22. XI., Gastspiel des St. Petersburg Festival Ballett in der Wiener Stadthalle „DORNRÖSCHEN“ – Ein kleiner Etikettenschwindel
Russlands wendigen Geschäftemacher dürften zur Zeit nicht nur mit Pussy Riot und Greenpeace und so manch anderen Gutmenschen ihre Probleme haben. Auch in der vormals so blühenden traditionsreichen Ballettszene muss man sich nun vor Säureattentaten in Acht nehmen, und mit dem ehemals so famosen Ruf der russischen Tanzkunst wird nun wohl gelegentlich ein kleiner Etikettenschwindel betrieben. Oder gar ein größerer, wie an diesem einen Abend
„Dornröschen“ mit dem St. Petersburg Festival Ballett in der Wiener Stadthalle? Wie es eher richtiger aussehen dürfte: Die Tänzer haben ihre Trainingsstätte nicht in der Ballett-Hochburg St. Petersburg, sondern eventuell irgendwo am Ufer der Wolga – in Samara vielleicht ? – bezogen. Und nicht von den großen Festivals wird diese Kompanie eingeladen, sondern das Management hat zur Zeit One-Night-Stands quer durch Deutschland arrangiert. Mit einem Abstecher nach Wien, in die Stadthalle. Und da diese Kurzfassung von “Dornröschen” auch nicht mit besonderer Liebe zu stilvollen Details erarbeitet wurde, wäre eine Begegnung mit diesem wunderbaren Märchenballett wohl eher in Spielstätten in Leoben oder Steyr zu erwarten gewesen. Dort wäre zu erleben: Vor allem die so klangschöne Tschaikowski-Musik, zwar von CD abgespielt, doch tänzerisch gut aufbereitet.

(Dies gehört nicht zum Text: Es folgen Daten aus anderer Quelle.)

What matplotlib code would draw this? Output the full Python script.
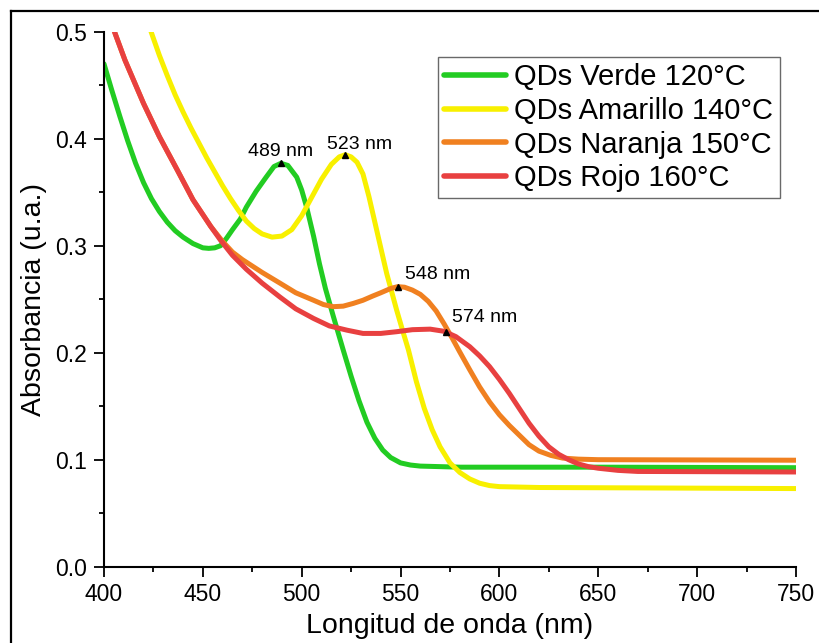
import matplotlib
matplotlib.use("Agg")
import matplotlib.pyplot as plt
from matplotlib.lines import Line2D
from matplotlib.ticker import MultipleLocator, FormatStrFormatter

plt.rcParams['font.family'] = ['Liberation Sans', 'DejaVu Sans']

# ---- data ----
green_x = [400, 404, 408, 412, 416, 420, 424, 428, 432, 436, 440, 445, 450, 453, 456, 459, 462,
           465, 469, 472, 477, 482, 486, 489.5, 493, 497.5, 500, 502.5, 506, 509, 512, 516,
           521, 525, 529, 533, 537, 541, 545, 550, 555, 560, 580, 650, 750]
green_y = [0.470, 0.445, 0.421, 0.398, 0.377, 0.359, 0.344, 0.332, 0.322, 0.314, 0.308, 0.302,
           0.298, 0.2975, 0.298, 0.300, 0.307, 0.315, 0.325, 0.336, 0.351, 0.364, 0.374, 0.377,
           0.375, 0.364, 0.352, 0.336, 0.309, 0.283, 0.260, 0.234, 0.2025, 0.178, 0.155, 0.135,
           0.120, 0.109, 0.102, 0.097, 0.095, 0.094, 0.093, 0.093, 0.0925]

yellow_x = [420, 424, 428, 432, 436, 440, 444, 448, 452, 456, 460, 464, 468, 472, 476, 480, 485,
            490, 495, 500, 505, 510, 515, 519, 522, 525, 528, 531, 534, 537, 540, 543, 548,
            551, 554, 558, 562, 566, 570, 575, 580, 585, 590, 595, 600, 620, 750]
yellow_y = [0.521, 0.499, 0.478, 0.459, 0.441, 0.425, 0.410, 0.396, 0.382, 0.369, 0.356, 0.344,
            0.333, 0.323, 0.316, 0.311, 0.308, 0.309, 0.315, 0.328, 0.345, 0.362, 0.376, 0.383,
            0.385, 0.383, 0.378, 0.367, 0.346, 0.322, 0.298, 0.274, 0.240, 0.221, 0.2025, 0.173,
            0.148, 0.128, 0.112, 0.097, 0.088, 0.082, 0.078, 0.0758, 0.0748, 0.074, 0.073]

orange_x = [400, 405.6, 410.6, 420, 428, 437, 445, 454, 460, 465, 470, 475, 480, 489, 497, 506,
            511, 516, 521, 526, 531, 536, 540, 545, 548.5, 552, 556, 560, 564, 568, 572, 576,
            580, 585, 590, 595, 600, 605, 610, 615, 620, 626, 632, 640, 650, 750]
orange_y = [0.530, 0.4985, 0.4735, 0.433, 0.402, 0.371, 0.343, 0.318, 0.304, 0.294, 0.287,
            0.281, 0.275, 0.265, 0.256, 0.249, 0.245, 0.243, 0.2435, 0.246, 0.249, 0.253, 0.256,
            0.260, 0.2617, 0.2612, 0.2585, 0.2545, 0.248, 0.239, 0.227, 0.214, 0.2005, 0.184,
            0.168, 0.154, 0.142, 0.132, 0.123, 0.114, 0.108, 0.104, 0.1015, 0.1005, 0.100, 0.0995]

red_x = [400, 405.6, 410.6, 420, 428, 437, 445, 454, 459, 465, 472, 480, 489, 497, 506, 514,
         523, 531, 540, 548, 556, 565, 572, 578, 585, 590, 595, 600, 605, 610, 615, 620, 625,
         630, 635, 640, 645, 650, 660, 670, 750]
red_y = [0.530, 0.4985, 0.4735, 0.433, 0.402, 0.371, 0.343, 0.318, 0.305, 0.291, 0.278, 0.265,
         0.252, 0.241, 0.232, 0.225, 0.221, 0.218, 0.218, 0.2196, 0.2215, 0.222, 0.220, 0.215,
         0.2056, 0.197, 0.187, 0.175, 0.162, 0.148, 0.134, 0.122, 0.112, 0.105, 0.100, 0.096,
         0.0935, 0.092, 0.090, 0.089, 0.0885]

series_labels = ['QDs Verde 120°C', 'QDs Amarillo 140°C', 'QDs Naranja 150°C', 'QDs Rojo 160°C']
series_colors = ['#22cc22', '#f8f000', '#f08020', '#e84040']

peak_x = [489.5, 522.0, 548.5, 573.0]
peak_y = [0.377, 0.385, 0.2617, 0.2196]
peak_labels = ['489 nm', '523 nm', '548 nm', '574 nm']

# ---- figure ----
fig = plt.figure(figsize=(8.2, 6.43), dpi=100)
ax = fig.add_axes([0.1268, 0.1187, 0.8439, 0.832])

xs = [green_x, yellow_x, orange_x, red_x]
ys = [green_y, yellow_y, orange_y, red_y]
for x, y, lab, col in zip(xs, ys, series_labels, series_colors):
    ax.plot(x, y, color=col, lw=3.6, label=lab, solid_capstyle='round',
            solid_joinstyle='round')

ax.plot(peak_x, peak_y, linestyle='none', marker='^', color='black', markersize=5)
offsets = [(0, 3, 'center'), (14, 2, 'center'), (7, 4, 'left'), (6, 6, 'left')]
for px, py, t, (dx, dy, ha) in zip(peak_x, peak_y, peak_labels, offsets):
    ax.annotate(t, (px, py), xytext=(dx, dy), textcoords='offset pixels',
                ha=ha, va='bottom', fontsize=14)

ax.set_xlim(400, 750)
ax.set_ylim(0.0, 0.5)
ax.xaxis.set_major_locator(MultipleLocator(50))
ax.xaxis.set_minor_locator(MultipleLocator(25))
ax.yaxis.set_major_locator(MultipleLocator(0.1))
ax.yaxis.set_minor_locator(MultipleLocator(0.05))
ax.yaxis.set_major_formatter(FormatStrFormatter('%.1f'))

for side in ['top', 'right']:
    ax.spines[side].set_visible(False)
for side in ['left', 'bottom']:
    ax.spines[side].set_linewidth(1.5)

ax.tick_params(which='major', direction='out', length=7, width=1.3, labelsize=16.5, pad=5)
ax.tick_params(which='minor', direction='out', length=3.6, width=1.3)

ax.set_xlabel('Longitud de onda (nm)', fontsize=20.5, labelpad=5)
ax.set_ylabel('Absorbancia (u.a.)', fontsize=20.5, labelpad=6)

leg = ax.legend(loc='upper left', bbox_to_anchor=(0.4827, 0.9527), borderaxespad=0,
                fontsize=21, frameon=True, fancybox=False, edgecolor='#444444',
                handlelength=2.12, handletextpad=0.27, labelspacing=0.19, borderpad=0.22)
leg.get_frame().set_linewidth(1.0)
for h in leg.get_lines():
    h.set_linewidth(4)

# figure border (top and left edges visible in the reference)
fig.add_artist(Line2D([11/820, 1.0], [1 - 11/643, 1 - 11/643], transform=fig.transFigure,
                      color='black', lw=1.6))
fig.add_artist(Line2D([11/820, 11/820], [0.0, 1 - 11/643], transform=fig.transFigure,
                      color='black', lw=1.6))

fig.savefig('out.png', dpi=100)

Bunter Kostümzauber in einer romantischen Waldlandschaft. Ein klein besetztes und durchaus solide auftretendes Corps. Die anonym bleibenden Solisten dürfen kein besonderes Charisma entwickeln, doch das liebe Rotkäppchen, der Gestiefelte Kater und das Weiße Kätzchen oder der Blaue Vogel, die kommen in den Augen der doch zahlreichen Kindern im Publikum recht gut an. Somit: Kein Festival – reifes “Dornröschen”, doch ein milder Abglanz davon. Nur um dem Angebot die richtige Etikette zu verpassen.